### Excerpted records
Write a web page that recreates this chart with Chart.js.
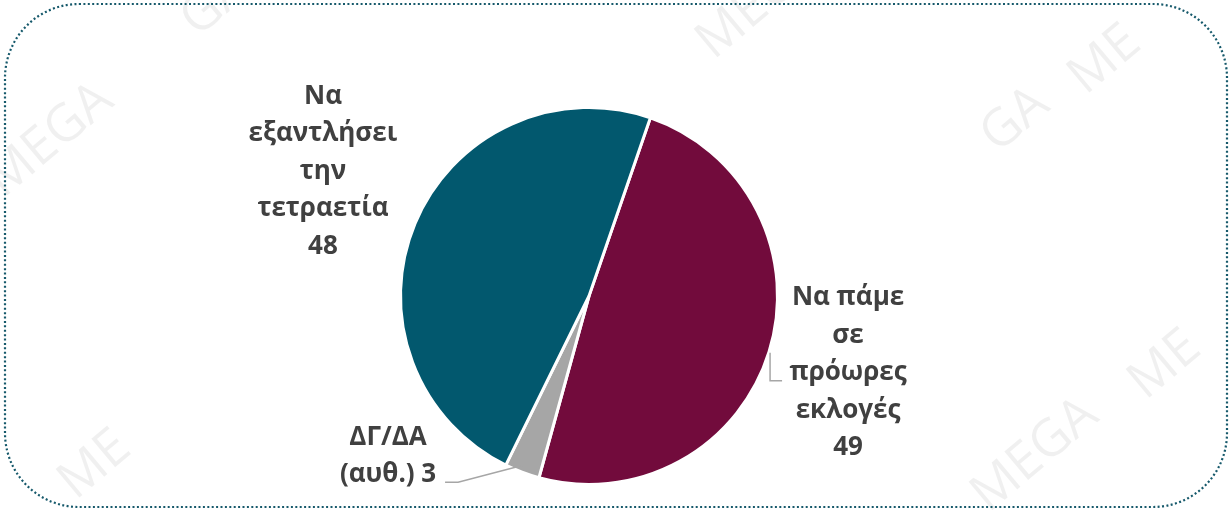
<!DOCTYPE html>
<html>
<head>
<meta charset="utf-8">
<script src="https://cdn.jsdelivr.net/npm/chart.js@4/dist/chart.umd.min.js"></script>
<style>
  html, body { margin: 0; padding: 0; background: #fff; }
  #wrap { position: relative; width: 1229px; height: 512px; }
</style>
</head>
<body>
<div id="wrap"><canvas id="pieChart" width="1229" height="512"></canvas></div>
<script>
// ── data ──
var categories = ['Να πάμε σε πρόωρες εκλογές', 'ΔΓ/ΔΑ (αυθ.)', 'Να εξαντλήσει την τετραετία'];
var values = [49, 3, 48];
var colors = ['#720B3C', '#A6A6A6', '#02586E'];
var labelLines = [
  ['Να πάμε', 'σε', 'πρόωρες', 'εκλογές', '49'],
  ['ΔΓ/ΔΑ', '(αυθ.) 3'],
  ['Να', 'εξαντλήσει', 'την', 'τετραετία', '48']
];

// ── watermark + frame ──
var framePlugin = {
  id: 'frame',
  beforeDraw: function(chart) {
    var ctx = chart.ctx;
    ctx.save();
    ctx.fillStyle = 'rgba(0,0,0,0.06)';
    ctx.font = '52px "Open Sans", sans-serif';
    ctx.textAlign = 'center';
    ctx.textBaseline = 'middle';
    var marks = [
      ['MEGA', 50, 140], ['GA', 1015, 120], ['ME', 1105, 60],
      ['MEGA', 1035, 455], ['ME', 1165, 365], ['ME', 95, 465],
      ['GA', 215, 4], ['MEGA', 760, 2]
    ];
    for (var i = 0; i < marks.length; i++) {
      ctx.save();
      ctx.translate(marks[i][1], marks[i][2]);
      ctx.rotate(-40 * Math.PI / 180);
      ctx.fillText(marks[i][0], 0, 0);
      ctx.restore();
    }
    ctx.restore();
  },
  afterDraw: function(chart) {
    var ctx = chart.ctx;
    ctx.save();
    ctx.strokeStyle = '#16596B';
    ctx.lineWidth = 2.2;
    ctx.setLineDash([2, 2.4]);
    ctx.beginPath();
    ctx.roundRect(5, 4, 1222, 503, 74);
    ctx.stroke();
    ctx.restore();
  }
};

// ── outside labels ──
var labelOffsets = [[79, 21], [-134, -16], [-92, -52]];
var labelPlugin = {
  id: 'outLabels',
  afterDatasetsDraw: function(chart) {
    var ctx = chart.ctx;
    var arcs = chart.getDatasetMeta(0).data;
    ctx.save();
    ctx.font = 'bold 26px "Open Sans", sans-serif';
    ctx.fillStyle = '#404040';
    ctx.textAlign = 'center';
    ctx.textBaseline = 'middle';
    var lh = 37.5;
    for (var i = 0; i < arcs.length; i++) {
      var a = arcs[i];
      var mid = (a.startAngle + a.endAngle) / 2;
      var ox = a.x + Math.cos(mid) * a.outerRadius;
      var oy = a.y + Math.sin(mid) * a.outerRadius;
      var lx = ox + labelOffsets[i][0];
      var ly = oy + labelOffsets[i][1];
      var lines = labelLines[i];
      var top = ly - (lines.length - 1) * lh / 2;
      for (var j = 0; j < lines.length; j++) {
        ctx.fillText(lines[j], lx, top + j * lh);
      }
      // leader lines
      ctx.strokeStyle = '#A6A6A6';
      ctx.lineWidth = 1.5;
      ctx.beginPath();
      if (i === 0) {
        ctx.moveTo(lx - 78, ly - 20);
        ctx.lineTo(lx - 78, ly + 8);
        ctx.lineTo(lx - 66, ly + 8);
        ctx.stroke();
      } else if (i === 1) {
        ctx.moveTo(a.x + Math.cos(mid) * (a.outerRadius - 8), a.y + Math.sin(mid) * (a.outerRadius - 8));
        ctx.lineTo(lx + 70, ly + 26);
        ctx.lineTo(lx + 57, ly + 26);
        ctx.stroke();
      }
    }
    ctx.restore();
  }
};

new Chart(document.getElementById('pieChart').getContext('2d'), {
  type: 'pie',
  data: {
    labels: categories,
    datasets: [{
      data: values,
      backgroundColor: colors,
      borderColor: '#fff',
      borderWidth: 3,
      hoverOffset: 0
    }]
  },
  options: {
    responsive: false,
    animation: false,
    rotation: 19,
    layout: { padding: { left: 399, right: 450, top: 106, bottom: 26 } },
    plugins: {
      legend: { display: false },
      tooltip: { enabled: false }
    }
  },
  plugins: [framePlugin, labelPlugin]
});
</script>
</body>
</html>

---

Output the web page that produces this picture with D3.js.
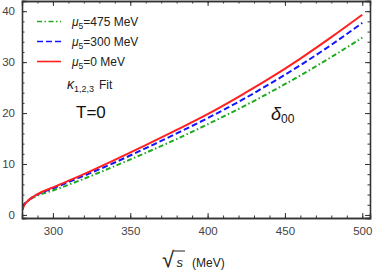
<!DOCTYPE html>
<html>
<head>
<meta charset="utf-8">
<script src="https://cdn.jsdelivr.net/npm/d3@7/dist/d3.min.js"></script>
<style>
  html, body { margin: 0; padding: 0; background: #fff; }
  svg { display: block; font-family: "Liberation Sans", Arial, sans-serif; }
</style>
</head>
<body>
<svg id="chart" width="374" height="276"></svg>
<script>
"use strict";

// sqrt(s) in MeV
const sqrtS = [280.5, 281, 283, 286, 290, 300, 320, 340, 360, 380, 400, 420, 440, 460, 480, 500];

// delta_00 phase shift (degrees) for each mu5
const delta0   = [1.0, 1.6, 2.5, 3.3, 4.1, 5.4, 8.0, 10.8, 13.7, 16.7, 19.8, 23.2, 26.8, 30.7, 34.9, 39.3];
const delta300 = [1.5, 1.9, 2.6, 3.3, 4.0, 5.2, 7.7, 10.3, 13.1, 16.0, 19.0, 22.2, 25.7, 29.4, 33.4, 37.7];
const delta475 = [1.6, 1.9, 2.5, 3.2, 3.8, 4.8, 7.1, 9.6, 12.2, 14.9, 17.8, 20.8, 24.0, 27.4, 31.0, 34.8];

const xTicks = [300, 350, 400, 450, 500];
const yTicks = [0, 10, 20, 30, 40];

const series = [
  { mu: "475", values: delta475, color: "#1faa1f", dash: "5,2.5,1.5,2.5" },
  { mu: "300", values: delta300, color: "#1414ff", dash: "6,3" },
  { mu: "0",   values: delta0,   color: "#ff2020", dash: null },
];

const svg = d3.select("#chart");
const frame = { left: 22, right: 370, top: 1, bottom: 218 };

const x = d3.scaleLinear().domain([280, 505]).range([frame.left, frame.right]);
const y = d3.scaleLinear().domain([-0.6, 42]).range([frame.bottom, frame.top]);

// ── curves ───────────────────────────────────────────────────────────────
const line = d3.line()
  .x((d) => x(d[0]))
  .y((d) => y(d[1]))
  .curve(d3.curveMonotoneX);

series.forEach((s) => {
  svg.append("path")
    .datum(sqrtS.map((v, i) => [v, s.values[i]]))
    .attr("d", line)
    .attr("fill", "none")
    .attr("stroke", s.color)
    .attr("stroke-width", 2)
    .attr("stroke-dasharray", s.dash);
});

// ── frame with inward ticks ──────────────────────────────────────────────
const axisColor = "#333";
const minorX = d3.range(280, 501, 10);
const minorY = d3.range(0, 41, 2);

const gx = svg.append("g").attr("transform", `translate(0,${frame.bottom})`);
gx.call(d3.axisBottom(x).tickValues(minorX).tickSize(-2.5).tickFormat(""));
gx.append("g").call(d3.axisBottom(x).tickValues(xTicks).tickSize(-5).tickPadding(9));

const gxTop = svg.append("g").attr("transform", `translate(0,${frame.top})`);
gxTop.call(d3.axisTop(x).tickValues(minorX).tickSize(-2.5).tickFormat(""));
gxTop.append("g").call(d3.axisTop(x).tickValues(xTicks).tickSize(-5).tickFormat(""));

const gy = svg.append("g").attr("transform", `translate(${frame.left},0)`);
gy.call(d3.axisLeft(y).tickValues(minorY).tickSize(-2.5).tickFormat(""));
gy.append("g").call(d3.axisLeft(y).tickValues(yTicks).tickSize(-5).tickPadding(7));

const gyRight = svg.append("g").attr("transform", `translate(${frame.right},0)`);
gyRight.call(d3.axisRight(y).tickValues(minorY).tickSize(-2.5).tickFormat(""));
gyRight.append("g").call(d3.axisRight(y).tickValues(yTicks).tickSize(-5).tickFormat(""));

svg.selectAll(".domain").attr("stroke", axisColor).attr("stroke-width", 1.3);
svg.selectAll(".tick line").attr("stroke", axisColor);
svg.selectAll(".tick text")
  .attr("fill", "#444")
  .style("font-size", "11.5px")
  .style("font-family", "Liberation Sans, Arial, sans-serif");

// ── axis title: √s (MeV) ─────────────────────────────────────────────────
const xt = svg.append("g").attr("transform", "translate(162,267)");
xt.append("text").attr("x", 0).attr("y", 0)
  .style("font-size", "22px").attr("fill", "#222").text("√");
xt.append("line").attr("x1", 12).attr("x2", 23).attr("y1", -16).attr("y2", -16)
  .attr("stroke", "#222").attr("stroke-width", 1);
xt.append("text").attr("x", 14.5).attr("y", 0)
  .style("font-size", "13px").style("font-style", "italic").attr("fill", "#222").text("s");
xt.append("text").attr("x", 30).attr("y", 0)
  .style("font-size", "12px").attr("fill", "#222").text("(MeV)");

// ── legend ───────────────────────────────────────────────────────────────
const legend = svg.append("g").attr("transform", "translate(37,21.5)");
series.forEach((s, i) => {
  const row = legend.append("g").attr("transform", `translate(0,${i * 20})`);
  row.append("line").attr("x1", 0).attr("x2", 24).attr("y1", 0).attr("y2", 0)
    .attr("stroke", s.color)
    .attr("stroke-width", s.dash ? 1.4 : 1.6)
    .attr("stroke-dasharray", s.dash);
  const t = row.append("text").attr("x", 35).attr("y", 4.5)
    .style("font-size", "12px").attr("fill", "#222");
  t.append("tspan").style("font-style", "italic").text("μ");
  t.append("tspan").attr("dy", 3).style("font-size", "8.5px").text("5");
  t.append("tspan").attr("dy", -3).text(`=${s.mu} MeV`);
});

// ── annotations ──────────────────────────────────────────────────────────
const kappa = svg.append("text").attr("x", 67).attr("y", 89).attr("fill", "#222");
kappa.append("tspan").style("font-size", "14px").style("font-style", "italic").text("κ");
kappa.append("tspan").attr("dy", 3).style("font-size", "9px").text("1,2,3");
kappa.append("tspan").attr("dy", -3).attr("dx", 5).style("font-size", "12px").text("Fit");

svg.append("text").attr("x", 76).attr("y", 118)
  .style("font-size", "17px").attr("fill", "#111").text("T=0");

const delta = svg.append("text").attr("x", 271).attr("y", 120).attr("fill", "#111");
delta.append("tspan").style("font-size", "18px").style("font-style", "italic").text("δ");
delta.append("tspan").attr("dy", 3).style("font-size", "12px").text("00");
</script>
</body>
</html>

### Task details
Word for word, retype the lines in the entries above that run from the one with "Output the web" through the one with "460, 480, 500];". Both ends count; pictures do not.

### Solution below
Output the web page that produces this picture with D3.js.
<!DOCTYPE html>
<html>
<head>
<meta charset="utf-8">
<script src="https://cdn.jsdelivr.net/npm/d3@7/dist/d3.min.js"></script>
<style>
  html, body { margin: 0; padding: 0; background: #fff; }
  svg { display: block; font-family: "Liberation Sans", Arial, sans-serif; }
</style>
</head>
<body>
<svg id="chart" width="374" height="276"></svg>
<script>
"use strict";

// sqrt(s) in MeV
const sqrtS = [280.5, 281, 283, 286, 290, 300, 320, 340, 360, 380, 400, 420, 440, 460, 480, 500];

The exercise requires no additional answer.